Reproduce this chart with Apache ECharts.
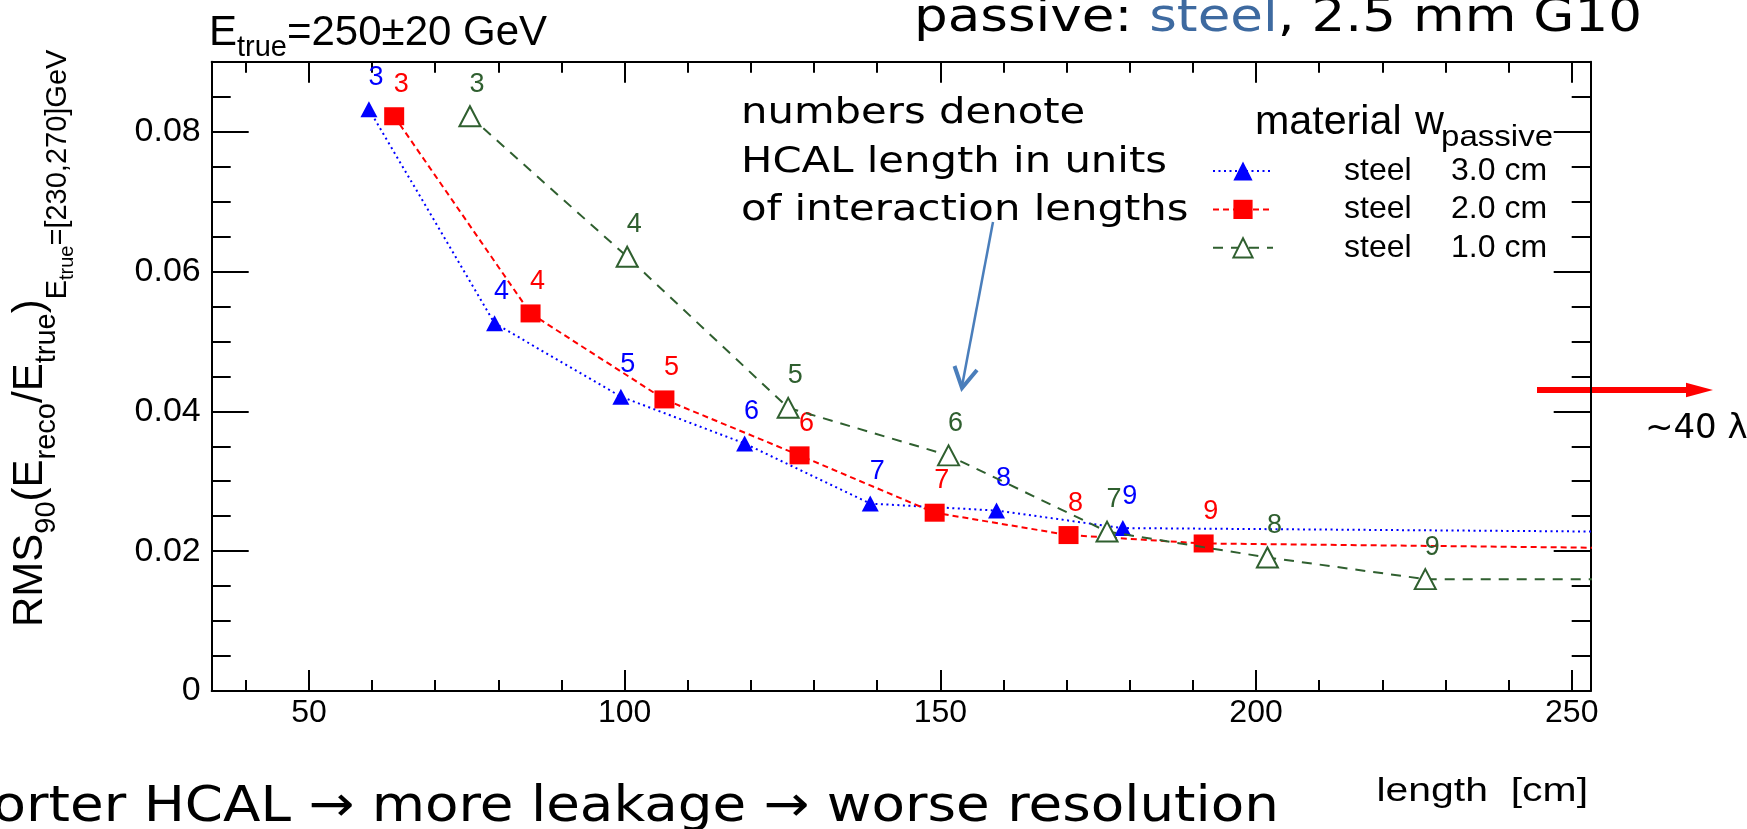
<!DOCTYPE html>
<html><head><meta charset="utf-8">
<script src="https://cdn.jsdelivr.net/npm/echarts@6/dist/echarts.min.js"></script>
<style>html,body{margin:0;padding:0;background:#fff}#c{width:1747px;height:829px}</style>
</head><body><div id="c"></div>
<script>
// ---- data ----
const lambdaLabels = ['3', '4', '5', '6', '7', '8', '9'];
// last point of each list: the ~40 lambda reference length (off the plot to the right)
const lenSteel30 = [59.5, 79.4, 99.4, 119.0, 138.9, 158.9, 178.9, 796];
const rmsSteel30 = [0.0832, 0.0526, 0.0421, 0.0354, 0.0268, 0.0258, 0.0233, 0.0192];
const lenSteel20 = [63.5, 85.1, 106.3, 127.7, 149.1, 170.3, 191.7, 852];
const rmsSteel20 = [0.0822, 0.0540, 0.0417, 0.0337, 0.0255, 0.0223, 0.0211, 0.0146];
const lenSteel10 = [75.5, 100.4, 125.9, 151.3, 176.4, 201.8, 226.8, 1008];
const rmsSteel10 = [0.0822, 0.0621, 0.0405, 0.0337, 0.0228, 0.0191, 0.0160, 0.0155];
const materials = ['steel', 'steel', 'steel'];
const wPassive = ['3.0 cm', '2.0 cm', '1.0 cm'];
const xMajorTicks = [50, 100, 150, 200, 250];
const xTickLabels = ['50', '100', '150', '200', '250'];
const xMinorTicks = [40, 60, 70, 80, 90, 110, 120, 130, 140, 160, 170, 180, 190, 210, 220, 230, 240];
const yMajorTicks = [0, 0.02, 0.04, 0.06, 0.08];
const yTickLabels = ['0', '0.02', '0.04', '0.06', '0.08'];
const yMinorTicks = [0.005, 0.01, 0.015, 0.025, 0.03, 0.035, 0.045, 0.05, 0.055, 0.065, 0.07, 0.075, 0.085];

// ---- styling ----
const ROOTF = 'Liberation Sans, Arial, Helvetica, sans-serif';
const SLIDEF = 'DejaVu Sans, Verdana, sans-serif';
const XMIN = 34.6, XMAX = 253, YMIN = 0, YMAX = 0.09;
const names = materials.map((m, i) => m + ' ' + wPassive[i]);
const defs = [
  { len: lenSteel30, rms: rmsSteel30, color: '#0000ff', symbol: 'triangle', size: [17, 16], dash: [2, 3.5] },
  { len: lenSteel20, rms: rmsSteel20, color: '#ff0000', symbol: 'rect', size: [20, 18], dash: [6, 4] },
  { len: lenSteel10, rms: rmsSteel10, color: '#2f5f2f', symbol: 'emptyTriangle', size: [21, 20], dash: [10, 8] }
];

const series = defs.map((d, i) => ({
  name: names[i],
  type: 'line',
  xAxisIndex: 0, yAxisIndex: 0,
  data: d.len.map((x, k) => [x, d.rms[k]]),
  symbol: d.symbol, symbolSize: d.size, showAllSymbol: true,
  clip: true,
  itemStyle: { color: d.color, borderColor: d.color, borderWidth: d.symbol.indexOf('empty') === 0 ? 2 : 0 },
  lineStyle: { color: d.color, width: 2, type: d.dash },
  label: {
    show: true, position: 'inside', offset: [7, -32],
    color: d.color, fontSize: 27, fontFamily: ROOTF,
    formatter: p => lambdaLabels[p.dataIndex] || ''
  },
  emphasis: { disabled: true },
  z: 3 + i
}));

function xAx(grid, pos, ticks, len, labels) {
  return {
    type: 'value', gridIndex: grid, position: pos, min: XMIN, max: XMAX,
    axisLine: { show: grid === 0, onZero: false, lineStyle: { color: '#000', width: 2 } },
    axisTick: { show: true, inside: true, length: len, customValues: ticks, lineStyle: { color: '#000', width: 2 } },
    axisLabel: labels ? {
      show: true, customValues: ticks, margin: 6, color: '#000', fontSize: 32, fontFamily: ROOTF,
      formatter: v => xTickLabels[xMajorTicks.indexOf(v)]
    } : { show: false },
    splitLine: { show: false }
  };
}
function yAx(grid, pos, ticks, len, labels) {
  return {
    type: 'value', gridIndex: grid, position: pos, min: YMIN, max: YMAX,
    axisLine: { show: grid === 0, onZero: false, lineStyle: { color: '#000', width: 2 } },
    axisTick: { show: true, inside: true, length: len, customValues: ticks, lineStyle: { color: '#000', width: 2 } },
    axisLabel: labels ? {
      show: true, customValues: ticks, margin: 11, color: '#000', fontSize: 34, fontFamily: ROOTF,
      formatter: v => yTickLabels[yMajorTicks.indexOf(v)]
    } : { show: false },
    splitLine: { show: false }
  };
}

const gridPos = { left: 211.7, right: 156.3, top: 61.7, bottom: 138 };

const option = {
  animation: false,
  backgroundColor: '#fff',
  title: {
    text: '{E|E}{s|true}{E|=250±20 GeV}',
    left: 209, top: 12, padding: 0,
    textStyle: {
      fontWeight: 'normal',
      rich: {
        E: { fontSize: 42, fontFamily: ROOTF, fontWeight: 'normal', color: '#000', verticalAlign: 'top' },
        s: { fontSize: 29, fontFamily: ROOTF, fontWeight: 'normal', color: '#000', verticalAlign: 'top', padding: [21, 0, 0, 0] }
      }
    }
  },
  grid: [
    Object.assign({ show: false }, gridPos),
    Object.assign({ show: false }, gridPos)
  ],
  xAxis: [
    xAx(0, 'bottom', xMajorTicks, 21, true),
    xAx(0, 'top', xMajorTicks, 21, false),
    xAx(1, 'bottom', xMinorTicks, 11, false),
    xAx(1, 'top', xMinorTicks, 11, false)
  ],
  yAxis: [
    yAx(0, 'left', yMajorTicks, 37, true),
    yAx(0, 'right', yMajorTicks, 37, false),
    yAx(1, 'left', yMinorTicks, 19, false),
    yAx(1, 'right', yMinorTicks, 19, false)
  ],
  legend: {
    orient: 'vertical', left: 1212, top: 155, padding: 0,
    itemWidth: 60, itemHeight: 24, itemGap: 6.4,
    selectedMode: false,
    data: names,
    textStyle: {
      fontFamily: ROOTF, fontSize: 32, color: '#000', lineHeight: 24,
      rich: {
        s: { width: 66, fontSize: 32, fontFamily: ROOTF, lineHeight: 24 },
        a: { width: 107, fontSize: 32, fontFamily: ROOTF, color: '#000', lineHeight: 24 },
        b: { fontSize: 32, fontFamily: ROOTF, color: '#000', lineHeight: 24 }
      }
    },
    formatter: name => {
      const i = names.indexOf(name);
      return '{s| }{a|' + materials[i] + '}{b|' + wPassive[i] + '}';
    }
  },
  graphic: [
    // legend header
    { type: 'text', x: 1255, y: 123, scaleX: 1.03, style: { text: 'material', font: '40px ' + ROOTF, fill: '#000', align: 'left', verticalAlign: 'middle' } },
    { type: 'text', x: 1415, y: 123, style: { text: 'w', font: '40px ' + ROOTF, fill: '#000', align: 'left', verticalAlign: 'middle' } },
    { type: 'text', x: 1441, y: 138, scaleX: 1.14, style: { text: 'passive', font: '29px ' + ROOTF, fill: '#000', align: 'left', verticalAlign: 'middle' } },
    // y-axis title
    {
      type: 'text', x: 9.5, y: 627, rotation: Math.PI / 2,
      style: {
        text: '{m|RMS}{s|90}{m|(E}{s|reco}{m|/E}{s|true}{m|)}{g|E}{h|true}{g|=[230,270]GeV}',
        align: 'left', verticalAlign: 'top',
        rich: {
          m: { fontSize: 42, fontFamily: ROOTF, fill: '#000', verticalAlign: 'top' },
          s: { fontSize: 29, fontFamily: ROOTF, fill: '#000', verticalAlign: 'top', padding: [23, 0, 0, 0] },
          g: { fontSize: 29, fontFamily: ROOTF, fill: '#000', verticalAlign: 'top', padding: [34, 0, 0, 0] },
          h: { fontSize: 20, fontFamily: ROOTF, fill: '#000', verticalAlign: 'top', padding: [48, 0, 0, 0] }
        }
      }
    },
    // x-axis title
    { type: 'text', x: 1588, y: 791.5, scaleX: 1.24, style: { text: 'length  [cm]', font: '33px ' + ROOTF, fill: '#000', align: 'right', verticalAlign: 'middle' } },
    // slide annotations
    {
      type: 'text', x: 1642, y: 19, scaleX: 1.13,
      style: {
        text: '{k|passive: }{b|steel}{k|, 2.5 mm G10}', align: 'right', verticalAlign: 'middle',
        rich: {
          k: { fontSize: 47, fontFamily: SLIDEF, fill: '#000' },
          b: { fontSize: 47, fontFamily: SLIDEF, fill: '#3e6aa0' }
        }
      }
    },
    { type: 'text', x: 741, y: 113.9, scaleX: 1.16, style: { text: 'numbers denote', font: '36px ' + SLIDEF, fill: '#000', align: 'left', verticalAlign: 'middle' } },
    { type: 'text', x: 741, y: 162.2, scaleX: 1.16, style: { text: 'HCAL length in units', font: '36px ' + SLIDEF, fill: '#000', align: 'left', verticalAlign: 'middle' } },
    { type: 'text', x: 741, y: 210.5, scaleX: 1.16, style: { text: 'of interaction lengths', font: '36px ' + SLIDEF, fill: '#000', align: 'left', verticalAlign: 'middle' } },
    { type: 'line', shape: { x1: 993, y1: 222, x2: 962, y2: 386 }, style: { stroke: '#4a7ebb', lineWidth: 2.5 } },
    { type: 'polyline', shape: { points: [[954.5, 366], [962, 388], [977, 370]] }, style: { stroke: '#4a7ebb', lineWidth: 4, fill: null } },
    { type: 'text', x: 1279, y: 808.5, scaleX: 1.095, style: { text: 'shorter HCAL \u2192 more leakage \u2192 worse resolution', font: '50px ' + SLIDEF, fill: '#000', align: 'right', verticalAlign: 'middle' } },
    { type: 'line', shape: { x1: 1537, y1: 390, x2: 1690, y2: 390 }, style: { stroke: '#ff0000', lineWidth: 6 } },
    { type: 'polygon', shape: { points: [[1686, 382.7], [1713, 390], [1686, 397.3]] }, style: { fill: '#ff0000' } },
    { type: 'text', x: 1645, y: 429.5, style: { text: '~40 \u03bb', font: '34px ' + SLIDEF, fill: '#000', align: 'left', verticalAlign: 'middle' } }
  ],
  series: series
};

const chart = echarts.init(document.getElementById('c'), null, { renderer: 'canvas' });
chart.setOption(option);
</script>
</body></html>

--

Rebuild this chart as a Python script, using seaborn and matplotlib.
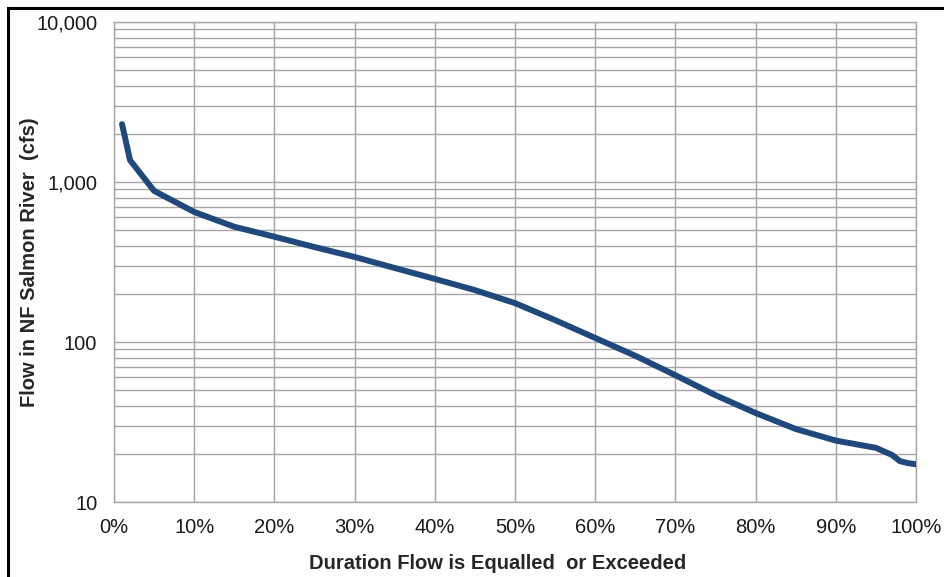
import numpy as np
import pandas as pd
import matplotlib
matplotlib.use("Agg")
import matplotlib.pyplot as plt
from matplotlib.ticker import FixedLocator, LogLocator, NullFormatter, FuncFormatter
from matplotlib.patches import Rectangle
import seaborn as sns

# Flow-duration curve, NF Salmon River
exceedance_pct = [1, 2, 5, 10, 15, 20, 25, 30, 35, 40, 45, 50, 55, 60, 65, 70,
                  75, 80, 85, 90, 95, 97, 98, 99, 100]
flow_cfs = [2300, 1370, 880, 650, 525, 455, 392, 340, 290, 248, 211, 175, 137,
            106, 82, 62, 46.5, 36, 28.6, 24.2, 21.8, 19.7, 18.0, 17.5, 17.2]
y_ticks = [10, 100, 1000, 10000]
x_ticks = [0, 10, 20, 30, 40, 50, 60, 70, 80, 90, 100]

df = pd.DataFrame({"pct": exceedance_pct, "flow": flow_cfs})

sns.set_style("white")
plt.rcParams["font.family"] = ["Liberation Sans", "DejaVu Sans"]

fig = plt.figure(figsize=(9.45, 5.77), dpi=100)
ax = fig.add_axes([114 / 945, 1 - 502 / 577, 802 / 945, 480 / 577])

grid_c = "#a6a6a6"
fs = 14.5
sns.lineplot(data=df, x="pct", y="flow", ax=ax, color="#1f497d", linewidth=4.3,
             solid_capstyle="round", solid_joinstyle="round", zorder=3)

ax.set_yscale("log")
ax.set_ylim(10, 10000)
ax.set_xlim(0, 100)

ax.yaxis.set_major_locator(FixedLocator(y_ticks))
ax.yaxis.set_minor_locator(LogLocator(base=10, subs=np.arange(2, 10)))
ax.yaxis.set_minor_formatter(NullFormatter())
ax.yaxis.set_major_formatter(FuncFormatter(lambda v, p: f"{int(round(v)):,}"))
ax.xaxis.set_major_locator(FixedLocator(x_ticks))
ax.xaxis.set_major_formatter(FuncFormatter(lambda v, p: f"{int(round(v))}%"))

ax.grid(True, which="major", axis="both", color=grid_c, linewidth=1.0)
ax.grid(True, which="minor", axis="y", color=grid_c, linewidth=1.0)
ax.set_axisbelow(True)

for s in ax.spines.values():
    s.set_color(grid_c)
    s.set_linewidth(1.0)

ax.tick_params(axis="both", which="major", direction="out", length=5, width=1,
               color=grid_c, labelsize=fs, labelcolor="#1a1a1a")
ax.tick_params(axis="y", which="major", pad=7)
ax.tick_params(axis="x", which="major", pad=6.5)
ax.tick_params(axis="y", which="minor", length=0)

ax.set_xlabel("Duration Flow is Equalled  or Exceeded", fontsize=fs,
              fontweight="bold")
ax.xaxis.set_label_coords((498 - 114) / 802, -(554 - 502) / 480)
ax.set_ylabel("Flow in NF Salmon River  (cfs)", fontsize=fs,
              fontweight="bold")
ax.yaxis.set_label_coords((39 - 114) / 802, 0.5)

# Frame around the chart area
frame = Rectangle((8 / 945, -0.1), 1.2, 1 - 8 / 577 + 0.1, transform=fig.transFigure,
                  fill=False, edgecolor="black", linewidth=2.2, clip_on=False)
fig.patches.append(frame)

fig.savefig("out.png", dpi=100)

WORK INSTRUCTIONS
Above are records with pictures. Reproduce exactly only the lines from the line with "Rebuild this chart" through the line with "ax.set_xlim(0, 100)", both ends included, and leave the pictures out.

RESULT FOR THIS TASK
Rebuild this chart as a Python script, using seaborn and matplotlib.
import numpy as np
import pandas as pd
import matplotlib
matplotlib.use("Agg")
import matplotlib.pyplot as plt
from matplotlib.ticker import FixedLocator, LogLocator, NullFormatter, FuncFormatter
from matplotlib.patches import Rectangle
import seaborn as sns

# Flow-duration curve, NF Salmon River
exceedance_pct = [1, 2, 5, 10, 15, 20, 25, 30, 35, 40, 45, 50, 55, 60, 65, 70,
                  75, 80, 85, 90, 95, 97, 98, 99, 100]
flow_cfs = [2300, 1370, 880, 650, 525, 455, 392, 340, 290, 248, 211, 175, 137,
            106, 82, 62, 46.5, 36, 28.6, 24.2, 21.8, 19.7, 18.0, 17.5, 17.2]
y_ticks = [10, 100, 1000, 10000]
x_ticks = [0, 10, 20, 30, 40, 50, 60, 70, 80, 90, 100]

df = pd.DataFrame({"pct": exceedance_pct, "flow": flow_cfs})

sns.set_style("white")
plt.rcParams["font.family"] = ["Liberation Sans", "DejaVu Sans"]

fig = plt.figure(figsize=(9.45, 5.77), dpi=100)
ax = fig.add_axes([114 / 945, 1 - 502 / 577, 802 / 945, 480 / 577])

grid_c = "#a6a6a6"
fs = 14.5
sns.lineplot(data=df, x="pct", y="flow", ax=ax, color="#1f497d", linewidth=4.3,
             solid_capstyle="round", solid_joinstyle="round", zorder=3)

ax.set_yscale("log")
ax.set_ylim(10, 10000)
ax.set_xlim(0, 100)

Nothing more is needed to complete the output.